Open carlosbaraza opened 8 years ago

carlosbaraza commented 8 years ago

Hi @arunoda,

I integrated Let's Encrypt for the generation of TLS free certificates within this image. Maybe you had a better idea about how to do this.

This feature is linked to a PR that I will submit now to meteor-up x, making use of it. I tested that it is backwards compatible with some of my projects. However, it may have some bugs or small tweakings.

Automatic renewal of certificates

We should invest a bit more of time integrating the webroot plugin of let's encrypt.

My idea was to create a volume to bundle.crt and private.key to persist the generated certificates. Then, if the certificate is existing and the generation is on, it should try to generate a new certificate if the current certificate is about to expire and overwrite the bundle.crt and private.key files.

I have set up the location in nginx.conf for webroot (not tested) and some logic in the start.sh to start the generation with webroot if the certificates are present.
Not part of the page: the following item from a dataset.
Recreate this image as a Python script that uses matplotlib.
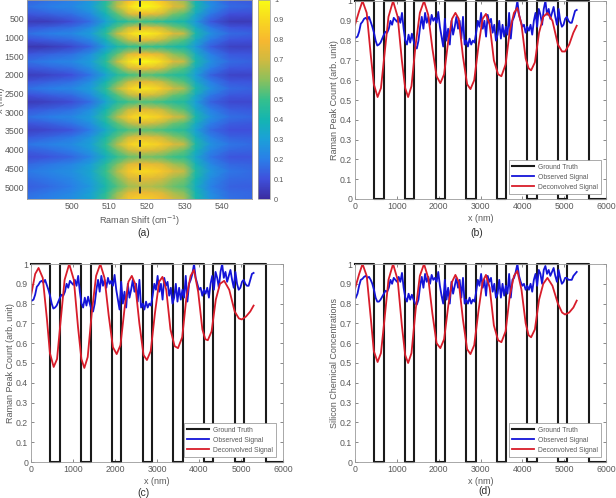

The reason for doing this is that nginx would not boot up if the certificates are not present, therefore I though that if the certificates are not present, we should generate them with the standalone plugin before booting nginx.

Suggestions

If you have any suggestions to improve it, I am open to discuss it.

carlosbaraza commented 8 years ago

An issue I discovered is that if it fails to generate a certificate and the param --restart=always is given to the run command, then it will infinitely request certificates that will fail, and finally Let's Encrypt will ban the domain for next requests.

Error after the domain is banned:

Requesting root privileges to run with virtualenv: /root/.local/share/letsencrypt/bin/letsencrypt certonly --agree-tos -c /generated-tls/config.ini
An unexpected error occurred:
There were too many requests of a given type :: Error creating new cert :: Too many certificates already issued for: example.com
Please see the logfiles in /var/log/letsencrypt for more details.
IMPORTANT NOTES:
 - If you lose your account credentials, you can recover through
   e-mails sent to example@example.com.
 - Your account credentials have been saved in your Let's Encrypt
   configuration directory at /etc/letsencrypt. You should make a
   secure backup of this folder now. This configuration directory will
   also contain certificates and private keys obtained by Let's
   Encrypt so making regular backups of this folder is ideal.

We should implement a mechanism to know that the certificate request failed, in order to stop the container for further requests. This could be useful also to give feedback to the user in the CLI when they deploy.